筧:そうですね。いろんな広報もやってますけれども、子どもたちに、水道水を直接飲む文化っていうのを、いかに継承していくかってことなんですね。

菅原:水道の水は飲んじゃ駄目って親にいわれて、だから、ペットボトル持っていくわけにはいかないので、水筒持って学校に行く文化っていうのが、十年以上昔からありますよね。

筧:そうです、ありますね。せっかく蛇口からおいしい水が出てるのにということもありまして、何とかしなきゃいけないということで、今取り組みをやっているんですけど。その一つが、この学校フレッシュ水道といいまして、学校なんか4階とか、5階建て、基本的に、受水槽で1回水をためて、上に上げて、そこから給水する方式が多いんですね。

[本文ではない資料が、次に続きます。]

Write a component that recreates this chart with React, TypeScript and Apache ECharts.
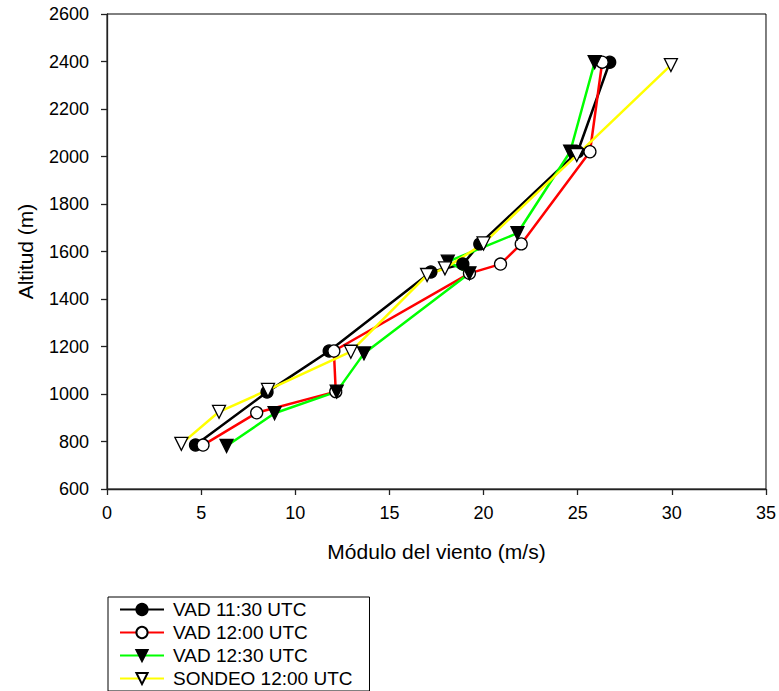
import React, { useEffect, useRef } from "react";
import * as echarts from "echarts";

// Wind speed (m/s) and altitude (m) for each profile
const vad1130Speed = [4.7, 8.5, 11.8, 17.2, 18.9, 19.8, 25.0, 26.7];
const vad1130Alt = [785, 1008, 1181, 1514, 1547, 1632, 2020, 2397];

const vad1200Speed = [5.1, 7.95, 12.15, 12.05, 19.25, 20.9, 22.0, 25.65, 26.3];
const vad1200Alt = [785, 921, 1010, 1181, 1508, 1547, 1632, 2020, 2397];

const vad1230Speed = [6.35, 8.9, 12.2, 13.65, 19.25, 18.1, 21.8, 24.6, 25.9];
const vad1230Alt = [781, 919, 1010, 1171, 1508, 1557, 1677, 2020, 2397];

const sondeoSpeed = [3.95, 5.95, 8.55, 12.95, 17.0, 17.95, 20.0, 24.95, 29.95];
const sondeoAlt = [790, 925, 1017, 1178, 1501, 1529, 1634, 2006, 2385];

const seriesNames = ["VAD 11:30 UTC", "VAD 12:00 UTC", "VAD 12:30 UTC", "SONDEO 12:00 UTC"];

const FONT = "Arial, 'Liberation Sans', sans-serif";

const pairs = (xs: number[], ys: number[]) => xs.map((x, i) => [x, ys[i]]);

export default function App() {
  const ref = useRef<HTMLDivElement>(null);

  useEffect(() => {
    if (!ref.current) return;
    const chart = echarts.init(ref.current, undefined, { renderer: "svg" });

    const mk = (
      name: string,
      data: number[][],
      lineColor: string,
      symbol: string,
      fill: string,
      rotate: number,
      size: number
    ) => ({
      name,
      type: "line",
      data,
      symbol,
      symbolSize: size,
      symbolRotate: rotate,
      showAllSymbol: true,
      lineStyle: { color: lineColor, width: 2.5 },
      itemStyle: { color: fill, borderColor: "#000", borderWidth: 1.3 },
      emphasis: { disabled: true },
      silent: true,
    });

    chart.setOption({
      animation: false,
      backgroundColor: "#fff",
      textStyle: { fontFamily: FONT },
      grid: {
        left: 107,
        right: 13,
        top: 14,
        bottom: 202,
        show: true,
        borderColor: "#000",
        borderWidth: 1,
      },
      xAxis: {
        type: "value",
        min: 0,
        max: 35,
        interval: 5,
        name: "Módulo del viento (m/s)",
        nameLocation: "middle",
        nameGap: 52,
        nameTextStyle: { fontSize: 21, color: "#000", fontFamily: FONT },
        axisLine: { show: true, lineStyle: { color: "#222", width: 1.3 } },
        axisTick: { show: true, inside: false, length: 6, lineStyle: { color: "#222", width: 1.3 } },
        axisLabel: { fontSize: 18, color: "#000", margin: 15, fontFamily: FONT },
        splitLine: { show: false },
      },
      yAxis: {
        type: "value",
        min: 600,
        max: 2600,
        interval: 200,
        name: "Altitud (m)",
        nameLocation: "middle",
        nameGap: 71,
        nameRotate: 90,
        nameTextStyle: { fontSize: 21, color: "#000", fontFamily: FONT },
        axisLine: { show: true, lineStyle: { color: "#222", width: 1.3 } },
        axisTick: { show: true, inside: false, length: 6, lineStyle: { color: "#222", width: 1.3 } },
        axisLabel: {
          fontSize: 18,
          color: "#000",
          margin: 18,
          fontFamily: FONT,
          formatter: (v: number) => String(v),
        },
        splitLine: { show: false },
      },
      legend: {
        data: seriesNames,
        orient: "vertical",
        left: 108,
        top: 597,
        itemWidth: 44,
        itemHeight: 14,
        itemGap: 4,
        padding: [3, 17, 3, 11],
        borderColor: "#000",
        borderWidth: 1,
        backgroundColor: "#fff",
        selectedMode: false,
        textStyle: { fontSize: 19, color: "#000", fontFamily: FONT, padding: [0, 0, 0, 4] },
      },
      series: [
        mk(seriesNames[0], pairs(vad1130Speed, vad1130Alt), "#000000", "circle", "#000", 0, 12),
        mk(seriesNames[1], pairs(vad1200Speed, vad1200Alt), "#ff0000", "circle", "#fff", 0, 12),
        mk(seriesNames[2], pairs(vad1230Speed, vad1230Alt), "#00ff00", "triangle", "#000", 180, 13),
        mk(seriesNames[3], pairs(sondeoSpeed, sondeoAlt), "#ffff00", "triangle", "#fff", 180, 13),
      ],
    });

    return () => chart.dispose();
  }, []);

  return (
    <div
      ref={ref}
      style={{ position: "fixed", left: 0, top: 0, width: 779, height: 691, background: "#fff" }}
    />
  );
}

筧:そうすると、夏の暑いときですとか水が温まっちゃって、蛇口から水があんまりおいしくないということがありますので、ほんとは配水管から直接蛇口につないだ方が、冷たくておいしい水が出るということがあって、公立の小中学校の水飲栓を、直結化っていうんですけど、直接ここからつなげる工事を、モデル事業として進めているところです。

菅原:全校にそれを敷設する方向なんですか。

筧:目標では、最終的にそうなればいいなと思ってるんですけど、今モデル事業ということで、だいたい3校に1校ぐらいの割合で、こういう直結給水化をやってます。

菅原:もう一つ水の問題としては、マンションの貯水槽が汚れるというね。それで、汚れて、ちゃんとマンションのそれを洗ってるのかっていうと、そのマンション、マンションに委ねられてるから、化学性とか、そういうものに配慮しない所では、藻が繁茂してたり、鉄さびが出て、蛇口ひねったら赤茶けた水が先に出たりとかいうのは、今でもありますよね、使ってない所って。

筧:たまに、それは管理がほんとに悪い所は、そういう例もあります。先ほどの高度浄水処理のように、ほんとにお金を掛けておいしい水を作っても、お客さまの蛇口の手前で水質が悪化すると元も子もないと、非常に残念な事ですので、直結給水化を今推進してるところなんです。

菅原:あと配水管が古かったりすると、そこの所の汚れみたいな物が、心配になっちゃったりしますけど、それは大丈夫ですか。

筧:基本的に、計画を立てて、配水管は常に新しい物に取り換えるようにしてます。それは、一つにはおいしい水をお配りするっていう目的もあるんですけど、もう一つには新しい方が地震に強かったりしますので。最近ではあんまり赤さびが出るとかそういうことは、ほとんど無いと思います。